С такой же, как у образованного эллина, смесью скептицизма и способностью преодоления суеверий посредством Deisidaimonie[3] масса живущих по рецептам конфуцианства китайцев сохраняла непреклонную верность этим магических представлениям.
«У нас ведь все к чудесному стремятся: / Глядят во все глаза и жаждут удивляться», – сказал бы конфуцианец о потустороннем мире вместе со старым Фаустом, но вместе с ним должен был сделать и оговорку («Стремиться в мир небес, откуда весть нисходит, / Не смею я; туда пути мне нет»)[4].
Высшие чиновники, образованные в старокитайском духе, редко непочтительно относились даже к нелепым народным чудесам.
Напряженность в отношениях с «миром» не возникала, потому что этического пророчества, предъявляющего человеку требования от имени надмирного Бога, не было – никогда не было.
Требования со стороны «духов» – прежде всего требование соблюдать договор – не могли этого заменить.

Потому что речь всегда шла о разовом обязательстве, гарантированном «духами», коль скоро индивид давал клятву.

Это не имело отношения ни к личности как таковой, ни к жизненной практике в целом.
Слой интеллектуалов – чиновники и кандидаты на должность – были обязаны хранить магическую традицию и питать анимистический пиетет к предкам во имя неукоснительного поддержания бюрократического авторитета, что подавляло всякое грозящее потрясениями стремление к религиозному спасению.
Единственная умиротворительная и поэтому безопасно допустимая религия спасения (рядом с даоистским благочестием и благодатью) была представлена буддийским монашеством.
В Китае – как мы увидим – она практически обогащала внутреннюю жизнь индивида некоторыми нюансами духовных состояний, но в остальном была лишь еще одним источником как благодати, обретаемой магическими средствами, так и церемоний, укрепляющих традиции.
Это значит, что значение такой интеллектуальной этики для широких масс было весьма ограничено.
С самого начала были огромны различия в образовании – локальные и особенно социальные.

До недавнего времени потребности беднейших слоев обеспечивались традиционным и в значительной мере натуральным хозяйством при невиданной нигде больше в мире, почти неправдоподобной виртуозной способности экономить (в потребительском смысле).
Это было возможно только при таком образе жизни, который исключал всякую внутреннюю связь с благородным идеалом конфуцианства.
Только жесты и формы внешнего поведения господского слоя могли, как и везде, стать здесь предметом всеобщей рецепции.
Образованный слой влиял на образ жизни масс скорее всего негативно: с одной стороны, полное блокирование профетической религии, с другой стороны, далеко идущее искоренение всяких оргиастических компонентов анимистической религиозности.
Не исключено, что именно это определило те черты, которые обычно рассматриваются как расовые качества китайцев.

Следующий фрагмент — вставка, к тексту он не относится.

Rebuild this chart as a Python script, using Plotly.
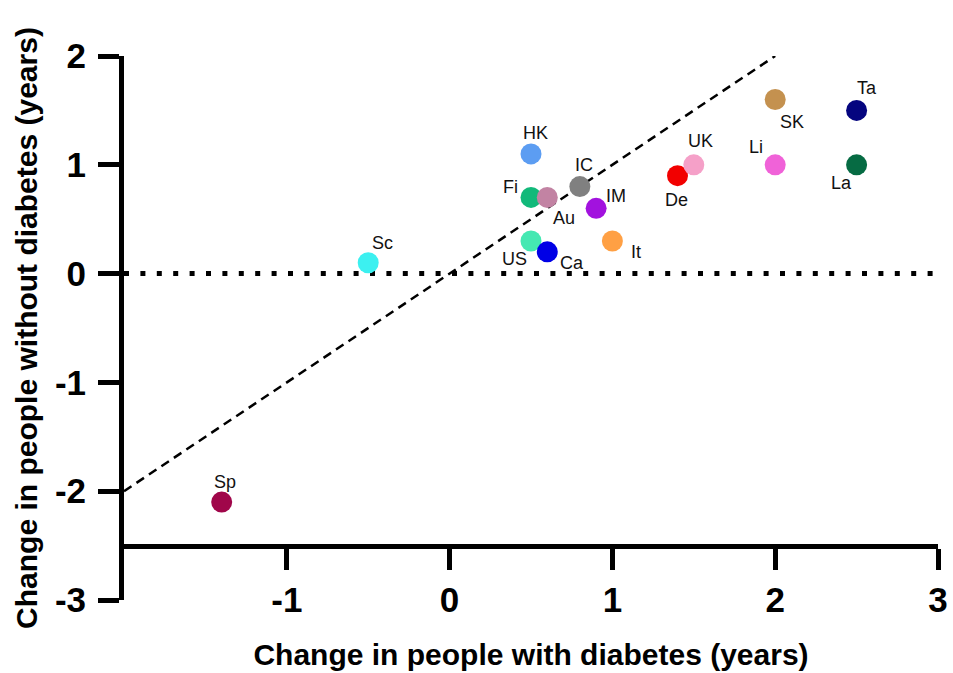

Как глубоко укореняются на самом деле биологически наследуемые культурные привычки, не могут сейчас сказать даже крупные специалисты.

Для нас, однако, важно одно наблюдение, которое легко сделать и которое разделяют все синологи: чем дальше назад в историю, тем больше китайская культура (по важным для нас характеристикам) похожа на нашу.
Старая народная вера, старые анахореты, древнейшие песни императора Ши, древние императоры-воины, противостояние философских школ, феодализм, начало капиталистического развития в эпоху феодальных государств кажутся нам более родственными явлениям, чем важные характерные свойства конфуцианского китайства. Таким образом, надо считаться с возможностью, что многие эти черты, охотно воспринимаемые как врожденные, есть продукты исторически обусловленных культурных воздействий.
Очень неравноценная, но в целом основанная на надежном опыте миссионерская литература дает социологу материал о характеристиках такого рода.
Вот одно из самых ярких наблюдений: полное отсутствие «нервов» в специфическом смысле этого слова, что для европейца сегодня выглядит как безграничное терпение и безупречная вежливость; упорная верность привычкам; абсолютная невосприимчивость к монотонности и непрерывному труду; сдержанная реакция на непривычные раздражители, в частности и в особенности в интеллектуальной сфере – все это легко и понятным образом укладывается в некий целостный образ.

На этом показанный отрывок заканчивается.